Portée et conséquences de la cassation

7. En application de l'article 624 du code de procédure civile, la cassation prononcée entraîne la cassation, par voie de conséquence, du chef de dispositif de l'arrêt portant sur l'indemnité de précarité, qui s'y rattache par un lien de dépendance nécessaire.

8. En revanche, elle n'atteint pas les chefs de dispositif de l'arrêt ayant condamné l'employeur au titre des frais irrépétibles et des dépens, qui sont justifiés par une autre condamnation prononcée à l'encontre de celui-ci et non remise en cause.

PAR CES MOTIFS, et sans qu'il y ait lieu de statuer sur les autres moyens, la Cour :

CASSE ET ANNULE, mais seulement en ce qu'il condamne la société Dekra Automotive Solutions France à payer à M. [R] les sommes de 4 400 euros à titre de rappel de salaire pour heures supplémentaires, outre congés payés afférents, 440 euros à titre de rappel de prime de précarité, 6 000 euros à titre de dommages-intérêts pour exécution fautive du contrat de travail et 11 824 euros à titre d'indemnité de travail dissimulé, l'arrêt rendu le 2 juillet 2021, entre les parties, par la cour d'appel d'Aix-en-Provence ;

Remet, sur ces points, l'affaire et les parties dans l'état où elles se trouvaient avant cet arrêt et les renvoie devant la cour d'appel d'Aix-en-Provence autrement composée.

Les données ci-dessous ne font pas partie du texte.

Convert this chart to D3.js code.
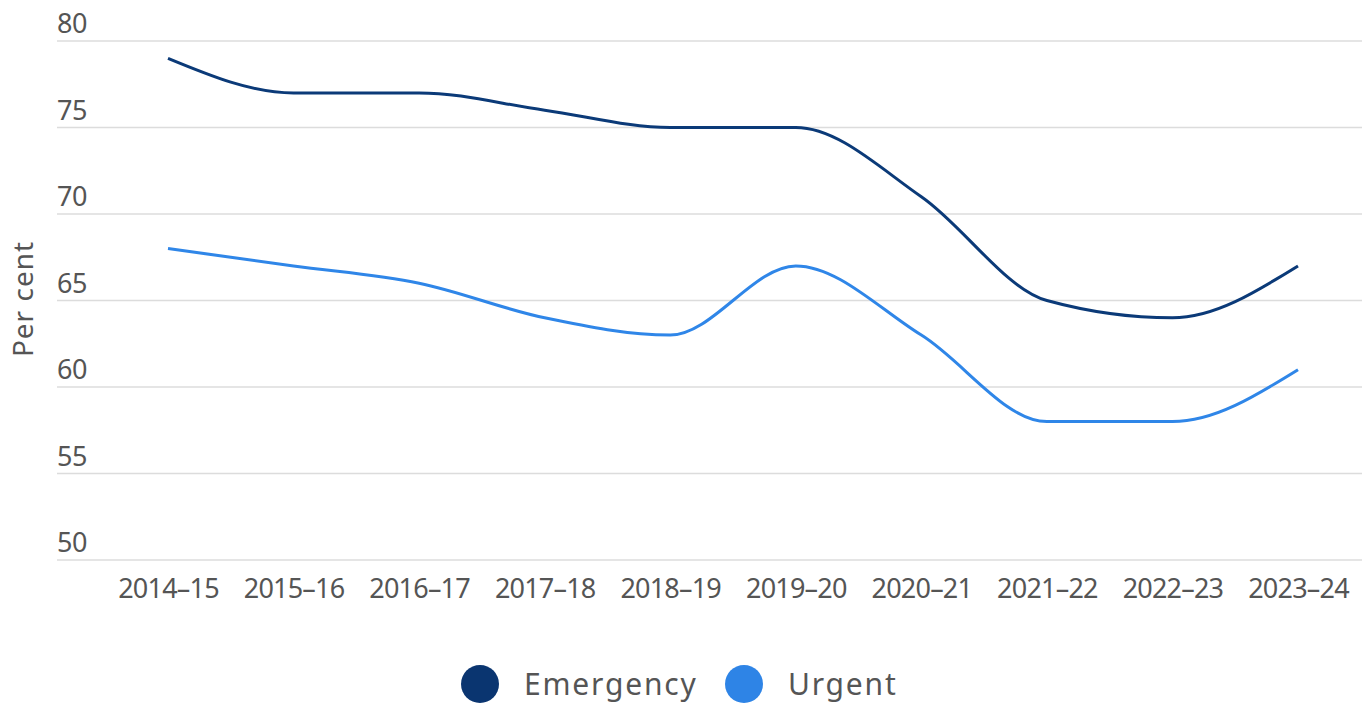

Arrêt rendu en formation de section.

- Président : Mme Monge (conseiller doyen faisant fonction de président) - Rapporteur : Mme Techer - Avocat général : M. Halem - Avocat(s) : SARL Cabinet Munier-Apaire ; SCP Thouvenin, Coudray et Grévy -

Rapprochement(s) :

Sur les conditions de prise en compte, dans le temps de travail effectif, des temps de trajet d'un travailleur itinérant, à rapprocher : Soc., 1 mars 2023, pourvoi n° 21-12.068, Bull., (cassation partielle), et l'arrêt cité.